We have selected these stocks based on average analyst price targets, according to Bloomberg. We have listed them in ascending order of potential upside, based on the average 12-month price targets from analysts.

8. Leap Wireless International ( LEAP), a wireless communications carrier, offers digital wireless services in the U.S. under the Cricket brand. The company's offerings provide customers with unlimited access to wireless voice and data services for a flat rate, without the need for a fixed-term contract or a credit check.

For the first quarter of 2011, the company reported net customer additions of 331,000 with average revenue per user (ARPU) improving 3.4% from the year-ago quarter. Total revenue for the quarter grew 14.1% to $779.9 million. The churn rate stood at 3.1% vs. 4.5% in the prior year's quarter. Meanwhile, voice churn rate recorded a decade-low 2.8% following upgrades to new data devices and adoption of new service plans.

Leap continually engages in enhancing its phone lineups with the addition of new devices providing better customer satisfaction. The company recently added a Samsung Chrono to its feature phone lineup and a Samsung Indulge to its smartphone lineup.

Of the 27 analysts covering the stock, 27% rate it a buy and 62% rate it a hold. On average, analysts surveyed by Bloomberg have a 12-month price target of $16.79, which is about 4.5% higher than the stock's recent levels.

7. AT&T ( T), a holding company, provides telecommunications services in the U.S. and worldwide. The company structures its operations into four segments: wireless (including voice and data), wire line (landline voice and data), advertising solutions (Yellow and White Pages directories) and customer information services.

During the first quarter of 2011, the company's consolidated revenue increased almost $700 million to $31.2 billion. Diluted earnings per share rose to 57 cents from 41 cents in the same quarter of the prior year. Total wireless subscribers were a record 2 million, with smartphone sales reaching more than 5.5 million.

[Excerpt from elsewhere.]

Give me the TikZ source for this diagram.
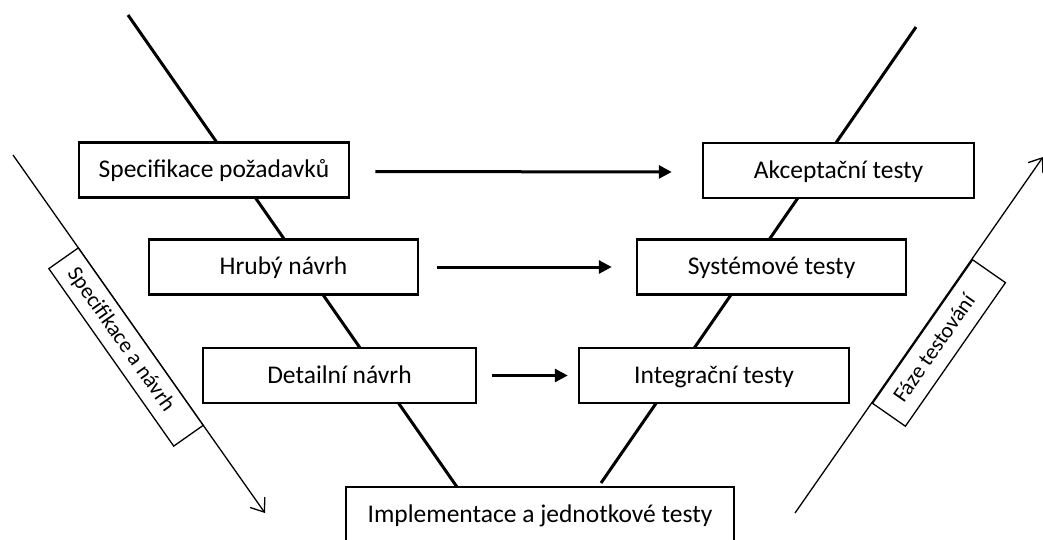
\documentclass[tikz,border=0pt]{standalone}
\usepackage{fontspec}
\setmainfont{Carlito}
\usetikzlibrary{arrows.meta,backgrounds}
\begin{document}
\begin{tikzpicture}[x=1pt,y=-1pt,
  phase/.style={draw, line width=2.5pt, fill=white, minimum height=55pt,
    inner sep=0pt, text height=20pt, text depth=5pt,
    font=\fontsize{25.5}{30}\selectfont},
  vline/.style={line width=3pt},
  flow/.style={line width=3pt, -{Triangle[length=13pt,width=13pt]}},
  axis/.style={line width=1.3pt, -{Straight Barb[length=12pt,width=18pt]}},
  tag/.style={draw, line width=1.3pt, fill=white, inner sep=0pt,
    text height=17pt, text depth=5pt,
    font=\fontsize{22}{26}\selectfont}]
\useasboundingbox (0,0) rectangle (1043,539);
\clip (0,0) rectangle (1043,539);

% left branch: specification and design
\node[phase, minimum width=270pt] (spec)   at (214,170)     {Specifikace požadavků};
\node[phase, minimum width=269pt] (hruby)  at (283.5,267)   {Hrubý návrh};
\node[phase, minimum width=273pt] (detail) at (339.5,375.5) {Detailní návrh};

% right branch: testing
\node[phase, minimum width=271pt] (akc)    at (838.5,170.5) {Akceptační testy};
\node[phase, minimum width=269pt] (sys)    at (771.5,267)   {Systémové testy};
\node[phase, minimum width=270pt] (integ)  at (714,375.5)   {Integrační testy};

% bottom of the V
\node[phase, minimum width=388pt] (impl)   at (540,514.5)   {Implementace a jednotkové testy};

% the two arms of the V, behind the boxes
\coordinate (vlt) at (128,15);
\coordinate (vlb) at (457,487);
\coordinate (vrt) at (916,27);
\coordinate (vrb) at (601,483);
\begin{pgfonlayer}{background}
  \draw[vline] (vlt) -- (vlb);
  \draw[vline] (vrt) -- (vrb);
\end{pgfonlayer}

% design level -> matching test level
\draw[flow, shorten <=25pt, shorten >=30pt] ([yshift=-1.5pt]spec.east) -- ([yshift=-1.5pt]akc.west);
\draw[flow, shorten <=18pt, shorten >=24pt] (hruby.east)  -- (sys.west);
\draw[flow, shorten <=15pt, shorten >=10pt] (detail.east) -- (integ.west);

% phase axes; the trailing space moves each label toward the start of its box
\coordinate (ls) at (13,155);
\coordinate (le) at (265,513);
\draw[axis] (ls) -- (le);
\node[tag, minimum width=217pt, minimum height=36pt, rotate=-54.86]
  (lspec) at (126,347) {Specifikace a návrh\hspace*{18pt}};

\coordinate (rs) at (795,513);
\coordinate (re) at (1043,157);
\draw[axis] (rs) -- (re);
\node[tag, minimum width=175pt, minimum height=40pt, rotate=55.13]
  (rtest) at (939,343) {Fáze testování\hspace*{14pt}};
\end{tikzpicture}
\end{document}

During the quarter, AT&T added 1.6 million emerging device connections to exceed the 12 million devices mark.

Convergys ( CVG) recently said it would sell its holdings in cellular partnerships located in the Cincinnati metropolitan area to AT&T in a cash transaction of approximately $320 million. AT&T expects to close the sale by early July 2011.

Moreover, the company has unveiled plans to invest $1 billion in network-based cloud, mobility and network sourcing solutions in 2011. The company will deploy the services across the board to businesses ranging from small to big multinational companies, government agencies, institutions and industries.

Of the 32 analysts covering the stock, 59% rate it a buy and the rest rate it a hold. The stock has no sell ratings. On average, analysts surveyed by Bloomberg have a $32.55 12-month price target on the stock, which is about 5.1% higher than recent levels.

6. Verizon Communications ( VZ) provides communications services in two main segments: domestic wireless and wire line. The company provides these products and services to consumers in the U.S. and over 150 other countries worldwide.

For the first quarter of 2011, the company recorded 51 cents in diluted earning per share, vs. 16 cents in the first quarter of 2010. On a consolidated basis, total operating revenue improved 0.3% to $27 billion with wireless revenue increasing 6.3% and data revenue rising 22.3%. Retail postpaid ARPU in the wireless segment increased 2.2% year over year, while retail postpaid data ARPU climbed 17.3%.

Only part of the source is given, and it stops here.